The best times to walk the Camino de Santiago are April, May, early June, September, and October. During July and August, the Camino Frances is very hot and busy, if you can it is better to choose another route.

But, if you can choose when to go, spring and autumn are the best. It is best not to start walking on the Day of Assumption and the 4 days before as many Spaniards pick this time to start and the route out of Roncesvalles is very busy. Some hardy souls walk in the winter.

How Long is the Camino de Santiago?

Often this question has a split intent. How long is the Camino de Santiago in miles and kilometers or how long does it take to walk in time.

Bear in mind you can join any of the Camino de Santiago routes at any point. So, you can adjust the time and distance to suit yourself. It took me 28 days and then 30 days the two times I walked the Camino Frances.

Where to get a Pilgrim’s Passport

What? I need a passport to walk the Camino de Santiago?

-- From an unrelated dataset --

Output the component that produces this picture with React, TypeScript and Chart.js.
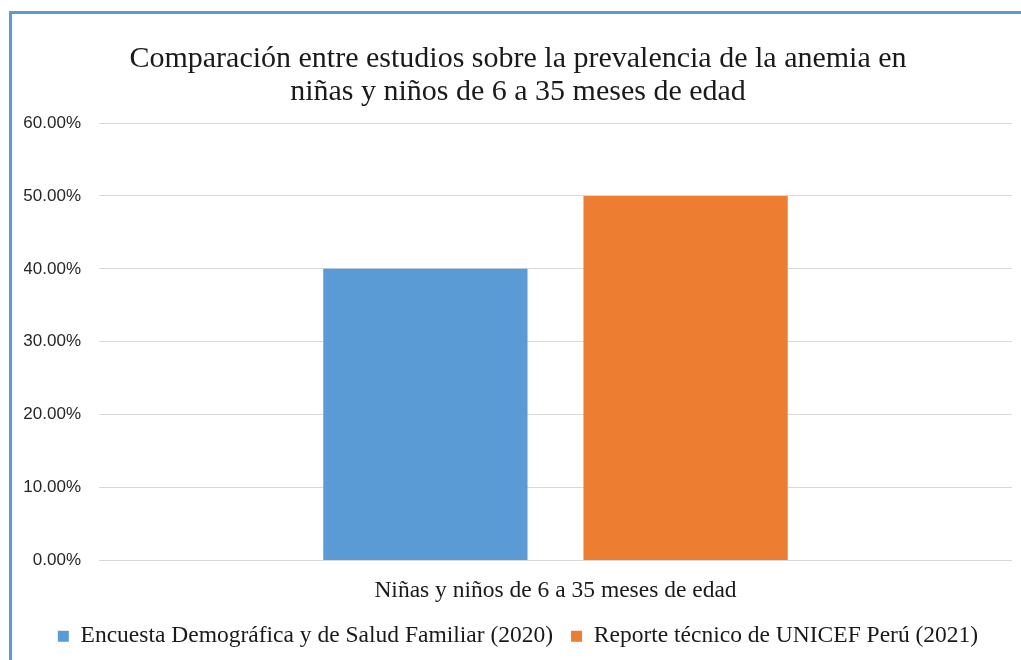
import React, { useEffect, useRef } from "react";
import { Chart, registerables } from "chart.js";

Chart.register(...registerables);

const categories = ["Niñas y niños de 6 a 35 meses de edad"];
const seriesNames = [
  "Encuesta Demográfica y de Salud Familiar (2020)",
  "Reporte técnico de UNICEF Perú (2021)",
];
const encuestaValues = [40.0];
const unicefValues = [50.0];
const titleLines = [
  "Comparación entre estudios sobre la prevalencia de la anemia en",
  "niñas y niños de 6 a 35 meses de edad",
];
const yMax = 60;
const yStep = 10;

const SERIF = "'Liberation Serif', 'Times New Roman', serif";

export default function App() {
  const ref = useRef<HTMLCanvasElement | null>(null);

  useEffect(() => {
    if (!ref.current) return;
    const chart = new Chart(ref.current, {
      type: "bar",
      data: {
        labels: categories,
        datasets: [
          {
            label: seriesNames[0],
            data: encuestaValues,
            backgroundColor: "#5b9bd5",
            categoryPercentage: 0.57,
            barPercentage: 0.785,
          },
          {
            label: seriesNames[1],
            data: unicefValues,
            backgroundColor: "#ed7d31",
            categoryPercentage: 0.57,
            barPercentage: 0.785,
          },
        ],
      },
      options: {
        animation: false,
        responsive: false,
        maintainAspectRatio: false,
        layout: { padding: { left: 24, right: 9, top: 0, bottom: 2 } },
        plugins: {
          title: {
            display: true,
            text: titleLines,
            color: "#1a1a1a",
            font: { family: SERIF, size: 30, weight: "normal", lineHeight: 1.1 },
            padding: { top: 43, bottom: 14 },
          },
          legend: {
            position: "bottom",
            labels: {
              color: "#1a1a1a",
              boxWidth: 11,
              boxHeight: 11,
              padding: 18,
              font: { family: SERIF, size: 23.5 },
            },
          },
          tooltip: { enabled: false },
        },
        scales: {
          x: {
            grid: { display: false },
            border: { display: false },
            ticks: {
              color: "#1a1a1a",
              padding: 8,
              font: { family: SERIF, size: 23.5 },
            },
            afterFit: (s: any) => {
              s.height = 46;
            },
          },
          y: {
            min: 0,
            max: yMax,
            ticks: {
              stepSize: yStep,
              padding: 18,
              color: "#262626",
              font: { family: "'Liberation Sans', Arial, sans-serif", size: 17 },
              callback: (v: any) => Number(v).toFixed(2) + "%",
            },
            grid: { color: "#d9d9d9", drawTicks: false, lineWidth: 1 },
            border: { display: false },
            afterFit: (s: any) => {
              s.width = 75;
            },
          },
        },
      },
    });
    return () => chart.destroy();
  }, []);

  return (
    <div
      style={{
        position: "fixed",
        left: 0,
        top: 0,
        width: 1021,
        height: 660,
        overflow: "hidden",
        background: "#fff",
      }}
    >
      <canvas ref={ref} width={1021} height={660} style={{ display: "block" }} />
      <div
        style={{
          position: "absolute",
          left: 9,
          top: 11,
          width: 1100,
          height: 700,
          borderLeft: "3px solid #5b9bd5",
          borderTop: "3px solid #5b9bd5",
          pointerEvents: "none",
        }}
      />
    </div>
  );
}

No, you do not need a pilgrims’ passport to walk the route, but you do need one if you intend to stay in accommodation that is designated for pilgrims. You also need a pilgrim’s passport if you want a Compostela from the cathedral in Santiago. Please note you need to have walked more than 100 km or cycled more than 200 km to apply for the Compostela. So, if for you this is a Catholic pilgrimage and you want a plenary indulgence make sure you get a pilgrims passport.

I still have my pilgrims’ passports from each of my Caminos, they are part of my treasured memories. The pilgrims’ passport page has a full list of Confraternity sites where you can order a pilgrims passport before you go.

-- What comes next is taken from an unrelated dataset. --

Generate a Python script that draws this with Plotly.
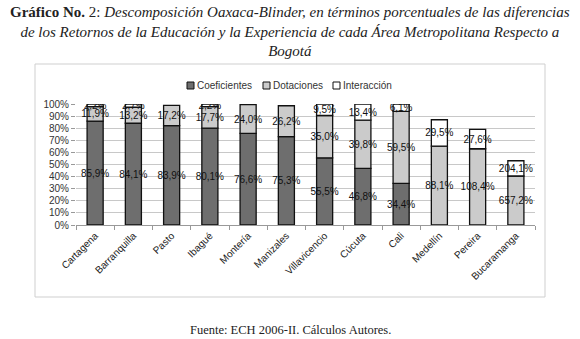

What to Pack for the Camino de Santiago

I have written a post on my full packing list that has lots of detail.

Depending on the time of the year you walk, decisions need to be made on your packing list – a sleeping bag or sleeping bag liner, hiking shoes. A rain poncho or rain jacket will be needed all year, and consider trekking poles. The following are the basics.

Whatever you pack, try to keep it as light as possible. The first year I walked the Way of St James my backpack was 15 kg when I weighed in at the airport. The following year it was 6 kg which made it easier on the many steep ascents.

Best Two Weeks on the Camino de Santiago?

Most people do not have a full month or more that they can take off to walk the Camino Francés, or longer for the Via de la Plata. I met many pilgrims that walk for one week on one of the Camino routes and come back the following year and start where they left off.

Two weeks on the Camino de Santiago is a decent amount of time to walk and it gives you lots of choices. (And here are the best start points for one week on the main Camino routes).

How Much Did You Spend?

It is easy to spend little on the Camino de Santiago and just as easy to spend a lot. The biggest costs are food and where you decide to stay each night. A budget of between $40 and $60 per day is reasonable.

The first time I walked the French Way my budget was around $35 per day – but that was 2004. Overnight accommodation in an albergue will be between $10 and $15, it is around the same for an evening meal. Many albergues have kitchens where you can cook in the evening along with others. I have written more here on how much does the Camino de Santiago cost?

Did I Lose Weight?

Certainly not one of my reasons for walking a pilgrimage on the Camino de Santiago but I lost around 12 pounds the first time I walked.

Age Group on the Camino

The average age of pilgrims does tend to trend upwards. Let’s be serious, it is not a party and has less attraction to a younger generation. Most albergues have lights out around 10 pm and a lot of people are up and walking before 7 am. Most pilgrims are between the ages of 30 and 50. Though a huge amount of people walk the Camino in their retirement.

Cycling the Camino

Many pilgrims cycle the Camino de Santiago. If you take or hire a mountain bike you can travel the same paths as those walking the most of the Camino routes. Some parts get a little rocky and a few steep descents will need to be walked, but overall it is something that many do and I would love to cycle the Camino my next time.

Cycling is easy on the Camino Francés and the Via de la Plata, but much more difficult on the Camino Primitivo, the Camino del Norte, the Camino Ingles. The Le Puy route in France is almost impossible to cycle. But, these more difficult routes usually have a cycling route that runs parallel.

Do I Need a Camino Guidebook

I took a guidebook with me each time on the Camino. You do not need a guidebook or map for the route, as it is almost impossible to get lost due to the great waymarking. But, a Camino Guide Books is helpful for the history, local sites, and places to stay.

Santiago de Compostela

Santiago de Compostela is the final destination for all the Camino de Santiago routes. It is a beautiful old city and of course, everyone must visit the Cathedral. Here are the best posts on the city.

You can walk, cycle, or even ride a horse along these Camino routes. Most pilgrims walk and plan and organize everything themselves.

The Camino de Santiago is for everyone, young, old, fit, unfit, religious, or otherwise. One of the surprising observations I had was that people I thought would drop didn’t – and most of the people I saw with problems were younger people – perhaps trying to push their walking too fast.

One great bit of advice I got was – slow down – a Frenchman I met kept telling me this – I listened after a while and traveled as far, but with much less pain and strain.

Get used to the sound – Buen Camino – it can be a beautiful journey.

In 1985 2,491 pilgrims completed the Camino de Santiago. In 1995 there were 19,821, then in 2005, there were 93,921 In 2016 there were 277,854 recorded pilgrims that completed their Camino to Santiago de Compostela.

These are only the pilgrims that asked for and received a Compostela, therefore many more completed the routes. Figures compliments of the Office de Acogida al Peregrino in Santiago de Compostela.